---------- Record list

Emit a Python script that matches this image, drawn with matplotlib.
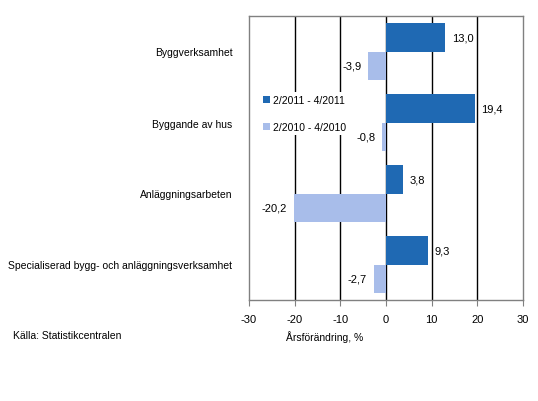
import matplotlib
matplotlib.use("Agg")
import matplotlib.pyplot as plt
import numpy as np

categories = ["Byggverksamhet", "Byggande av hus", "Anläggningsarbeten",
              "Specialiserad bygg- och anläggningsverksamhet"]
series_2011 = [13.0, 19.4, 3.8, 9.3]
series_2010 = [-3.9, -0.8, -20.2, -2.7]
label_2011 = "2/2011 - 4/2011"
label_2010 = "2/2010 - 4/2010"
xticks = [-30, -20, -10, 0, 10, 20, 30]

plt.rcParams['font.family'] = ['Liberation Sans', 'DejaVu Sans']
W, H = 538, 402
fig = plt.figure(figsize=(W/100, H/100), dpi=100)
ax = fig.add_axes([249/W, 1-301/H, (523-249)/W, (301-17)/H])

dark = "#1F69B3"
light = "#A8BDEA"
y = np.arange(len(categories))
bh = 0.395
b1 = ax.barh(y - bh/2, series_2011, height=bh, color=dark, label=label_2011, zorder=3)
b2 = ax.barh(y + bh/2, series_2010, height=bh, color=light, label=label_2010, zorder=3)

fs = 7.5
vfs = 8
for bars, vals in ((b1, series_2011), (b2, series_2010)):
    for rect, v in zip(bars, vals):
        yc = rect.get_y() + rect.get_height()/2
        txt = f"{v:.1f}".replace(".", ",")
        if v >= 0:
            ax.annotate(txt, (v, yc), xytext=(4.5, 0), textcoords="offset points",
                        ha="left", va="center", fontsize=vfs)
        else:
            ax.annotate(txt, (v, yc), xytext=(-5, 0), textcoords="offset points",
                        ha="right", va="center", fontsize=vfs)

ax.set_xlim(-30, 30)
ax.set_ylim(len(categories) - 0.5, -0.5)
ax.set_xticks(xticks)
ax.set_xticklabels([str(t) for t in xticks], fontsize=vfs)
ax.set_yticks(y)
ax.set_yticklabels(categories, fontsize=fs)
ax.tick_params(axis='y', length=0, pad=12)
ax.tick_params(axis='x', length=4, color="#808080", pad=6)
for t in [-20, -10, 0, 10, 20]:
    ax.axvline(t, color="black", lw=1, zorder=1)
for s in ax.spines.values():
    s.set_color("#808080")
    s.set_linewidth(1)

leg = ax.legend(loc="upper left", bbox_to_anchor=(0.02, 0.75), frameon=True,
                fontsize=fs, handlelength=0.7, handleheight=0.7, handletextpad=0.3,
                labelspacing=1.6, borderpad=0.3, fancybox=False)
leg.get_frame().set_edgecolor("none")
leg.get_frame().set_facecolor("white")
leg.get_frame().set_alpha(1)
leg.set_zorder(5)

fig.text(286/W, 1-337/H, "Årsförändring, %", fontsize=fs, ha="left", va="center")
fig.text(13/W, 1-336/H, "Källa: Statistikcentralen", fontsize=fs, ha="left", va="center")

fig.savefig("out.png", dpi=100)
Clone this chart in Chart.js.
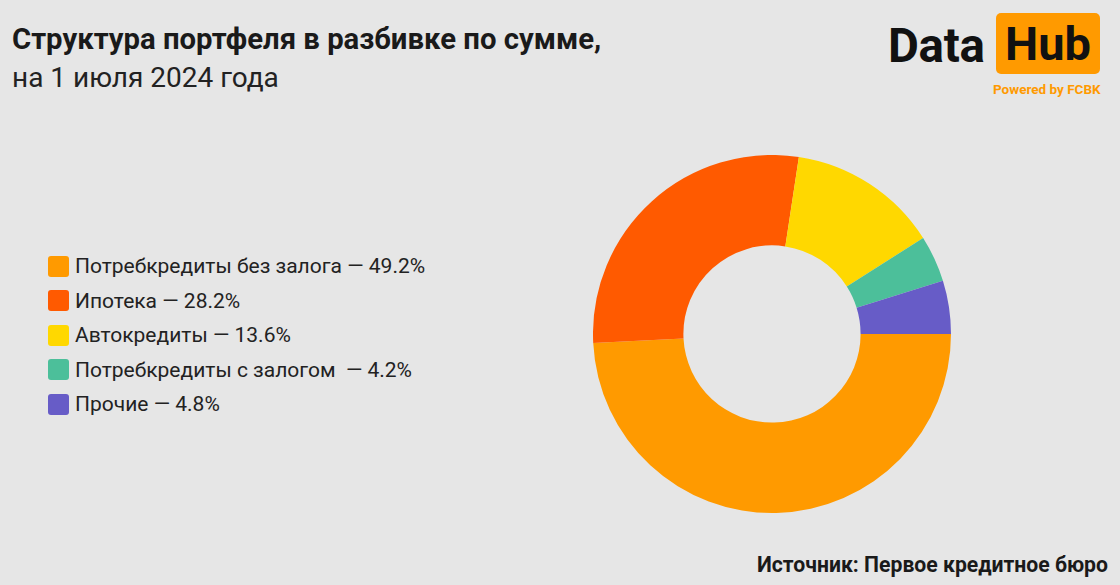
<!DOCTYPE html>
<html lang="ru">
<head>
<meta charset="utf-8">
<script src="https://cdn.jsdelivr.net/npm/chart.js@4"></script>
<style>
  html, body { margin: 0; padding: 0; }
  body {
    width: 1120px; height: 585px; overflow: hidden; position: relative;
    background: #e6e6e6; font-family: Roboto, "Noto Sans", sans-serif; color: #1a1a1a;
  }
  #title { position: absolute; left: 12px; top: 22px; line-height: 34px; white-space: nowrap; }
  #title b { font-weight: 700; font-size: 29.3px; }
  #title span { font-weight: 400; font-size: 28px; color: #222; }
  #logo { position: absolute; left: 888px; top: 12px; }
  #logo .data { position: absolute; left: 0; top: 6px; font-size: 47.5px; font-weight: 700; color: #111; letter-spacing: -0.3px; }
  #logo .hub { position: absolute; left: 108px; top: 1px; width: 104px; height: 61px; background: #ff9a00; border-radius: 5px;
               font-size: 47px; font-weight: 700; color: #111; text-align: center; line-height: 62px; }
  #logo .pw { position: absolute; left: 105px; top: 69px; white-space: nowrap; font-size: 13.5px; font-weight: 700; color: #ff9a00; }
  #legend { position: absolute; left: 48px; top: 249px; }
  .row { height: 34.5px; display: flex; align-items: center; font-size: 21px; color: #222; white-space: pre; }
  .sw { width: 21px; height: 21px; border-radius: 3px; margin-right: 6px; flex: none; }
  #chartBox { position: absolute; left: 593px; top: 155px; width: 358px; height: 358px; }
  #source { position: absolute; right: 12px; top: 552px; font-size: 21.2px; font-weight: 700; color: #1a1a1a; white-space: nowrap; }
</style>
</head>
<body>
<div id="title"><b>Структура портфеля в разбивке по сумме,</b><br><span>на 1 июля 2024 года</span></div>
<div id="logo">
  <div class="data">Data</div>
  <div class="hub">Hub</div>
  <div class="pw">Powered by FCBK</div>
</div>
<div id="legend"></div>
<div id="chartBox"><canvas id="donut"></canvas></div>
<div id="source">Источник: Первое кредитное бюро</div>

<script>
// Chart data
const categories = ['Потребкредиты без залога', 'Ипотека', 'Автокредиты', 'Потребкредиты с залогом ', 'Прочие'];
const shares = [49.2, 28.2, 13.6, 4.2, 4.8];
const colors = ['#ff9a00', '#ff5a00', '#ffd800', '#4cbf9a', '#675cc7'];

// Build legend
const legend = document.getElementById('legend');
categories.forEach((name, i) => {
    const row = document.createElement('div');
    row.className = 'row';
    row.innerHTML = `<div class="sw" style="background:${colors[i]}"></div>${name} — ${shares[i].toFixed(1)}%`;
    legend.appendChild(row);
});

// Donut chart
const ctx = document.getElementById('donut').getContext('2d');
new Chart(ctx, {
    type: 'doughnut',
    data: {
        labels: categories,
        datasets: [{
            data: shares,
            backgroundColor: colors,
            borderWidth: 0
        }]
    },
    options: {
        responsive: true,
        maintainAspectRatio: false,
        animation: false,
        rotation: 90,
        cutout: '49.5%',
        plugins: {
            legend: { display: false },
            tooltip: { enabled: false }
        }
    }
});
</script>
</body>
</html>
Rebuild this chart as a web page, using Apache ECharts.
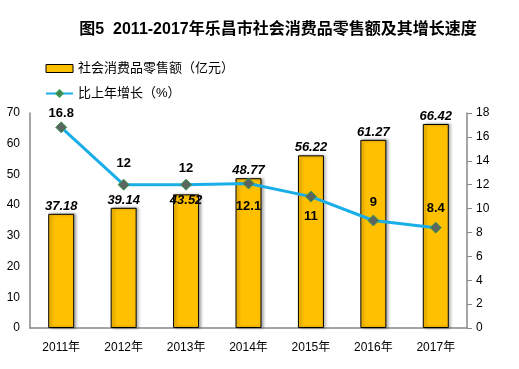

--------------------

Exercise directions - Go through the entries above and output them exactly, without pictures.

Response for this exercise -
Emit a Python script that matches this image, drawn with matplotlib.
import matplotlib
matplotlib.use("Agg")
import matplotlib.pyplot as plt
import numpy as np

categories = ["Byggverksamhet", "Byggande av hus", "Anläggningsarbeten",
              "Specialiserad bygg- och anläggningsverksamhet"]
series_2011 = [13.0, 19.4, 3.8, 9.3]
series_2010 = [-3.9, -0.8, -20.2, -2.7]
label_2011 = "2/2011 - 4/2011"
label_2010 = "2/2010 - 4/2010"
xticks = [-30, -20, -10, 0, 10, 20, 30]

plt.rcParams['font.family'] = ['Liberation Sans', 'DejaVu Sans']
W, H = 538, 402
fig = plt.figure(figsize=(W/100, H/100), dpi=100)
ax = fig.add_axes([249/W, 1-301/H, (523-249)/W, (301-17)/H])

dark = "#1F69B3"
light = "#A8BDEA"
y = np.arange(len(categories))
bh = 0.395
b1 = ax.barh(y - bh/2, series_2011, height=bh, color=dark, label=label_2011, zorder=3)
b2 = ax.barh(y + bh/2, series_2010, height=bh, color=light, label=label_2010, zorder=3)

fs = 7.5
vfs = 8
for bars, vals in ((b1, series_2011), (b2, series_2010)):
    for rect, v in zip(bars, vals):
        yc = rect.get_y() + rect.get_height()/2
        txt = f"{v:.1f}".replace(".", ",")
        if v >= 0:
            ax.annotate(txt, (v, yc), xytext=(4.5, 0), textcoords="offset points",
                        ha="left", va="center", fontsize=vfs)
        else:
            ax.annotate(txt, (v, yc), xytext=(-5, 0), textcoords="offset points",
                        ha="right", va="center", fontsize=vfs)

ax.set_xlim(-30, 30)
ax.set_ylim(len(categories) - 0.5, -0.5)
ax.set_xticks(xticks)
ax.set_xticklabels([str(t) for t in xticks], fontsize=vfs)
ax.set_yticks(y)
ax.set_yticklabels(categories, fontsize=fs)
ax.tick_params(axis='y', length=0, pad=12)
ax.tick_params(axis='x', length=4, color="#808080", pad=6)
for t in [-20, -10, 0, 10, 20]:
    ax.axvline(t, color="black", lw=1, zorder=1)
for s in ax.spines.values():
    s.set_color("#808080")
    s.set_linewidth(1)

leg = ax.legend(loc="upper left", bbox_to_anchor=(0.02, 0.75), frameon=True,
                fontsize=fs, handlelength=0.7, handleheight=0.7, handletextpad=0.3,
                labelspacing=1.6, borderpad=0.3, fancybox=False)
leg.get_frame().set_edgecolor("none")
leg.get_frame().set_facecolor("white")
leg.get_frame().set_alpha(1)
leg.set_zorder(5)

fig.text(286/W, 1-337/H, "Årsförändring, %", fontsize=fs, ha="left", va="center")
fig.text(13/W, 1-336/H, "Källa: Statistikcentralen", fontsize=fs, ha="left", va="center")

fig.savefig("out.png", dpi=100)
Clone this chart in Chart.js.
<!DOCTYPE html>
<html lang="ru">
<head>
<meta charset="utf-8">
<script src="https://cdn.jsdelivr.net/npm/chart.js@4"></script>
<style>
  html, body { margin: 0; padding: 0; }
  body {
    width: 1120px; height: 585px; overflow: hidden; position: relative;
    background: #e6e6e6; font-family: Roboto, "Noto Sans", sans-serif; color: #1a1a1a;
  }
  #title { position: absolute; left: 12px; top: 22px; line-height: 34px; white-space: nowrap; }
  #title b { font-weight: 700; font-size: 29.3px; }
  #title span { font-weight: 400; font-size: 28px; color: #222; }
  #logo { position: absolute; left: 888px; top: 12px; }
  #logo .data { position: absolute; left: 0; top: 6px; font-size: 47.5px; font-weight: 700; color: #111; letter-spacing: -0.3px; }
  #logo .hub { position: absolute; left: 108px; top: 1px; width: 104px; height: 61px; background: #ff9a00; border-radius: 5px;
               font-size: 47px; font-weight: 700; color: #111; text-align: center; line-height: 62px; }
  #logo .pw { position: absolute; left: 105px; top: 69px; white-space: nowrap; font-size: 13.5px; font-weight: 700; color: #ff9a00; }
  #legend { position: absolute; left: 48px; top: 249px; }
  .row { height: 34.5px; display: flex; align-items: center; font-size: 21px; color: #222; white-space: pre; }
  .sw { width: 21px; height: 21px; border-radius: 3px; margin-right: 6px; flex: none; }
  #chartBox { position: absolute; left: 593px; top: 155px; width: 358px; height: 358px; }
  #source { position: absolute; right: 12px; top: 552px; font-size: 21.2px; font-weight: 700; color: #1a1a1a; white-space: nowrap; }
</style>
</head>
<body>
<div id="title"><b>Структура портфеля в разбивке по сумме,</b><br><span>на 1 июля 2024 года</span></div>
<div id="logo">
  <div class="data">Data</div>
  <div class="hub">Hub</div>
  <div class="pw">Powered by FCBK</div>
</div>
<div id="legend"></div>
<div id="chartBox"><canvas id="donut"></canvas></div>
<div id="source">Источник: Первое кредитное бюро</div>

<script>
// Chart data
const categories = ['Потребкредиты без залога', 'Ипотека', 'Автокредиты', 'Потребкредиты с залогом ', 'Прочие'];
const shares = [49.2, 28.2, 13.6, 4.2, 4.8];
const colors = ['#ff9a00', '#ff5a00', '#ffd800', '#4cbf9a', '#675cc7'];

// Build legend
const legend = document.getElementById('legend');
categories.forEach((name, i) => {
    const row = document.createElement('div');
    row.className = 'row';
    row.innerHTML = `<div class="sw" style="background:${colors[i]}"></div>${name} — ${shares[i].toFixed(1)}%`;
    legend.appendChild(row);
});

// Donut chart
const ctx = document.getElementById('donut').getContext('2d');
new Chart(ctx, {
    type: 'doughnut',
    data: {
        labels: categories,
        datasets: [{
            data: shares,
            backgroundColor: colors,
            borderWidth: 0
        }]
    },
    options: {
        responsive: true,
        maintainAspectRatio: false,
        animation: false,
        rotation: 90,
        cutout: '49.5%',
        plugins: {
            legend: { display: false },
            tooltip: { enabled: false }
        }
    }
});
</script>
</body>
</html>
Rebuild this chart as a web page, using Apache ECharts.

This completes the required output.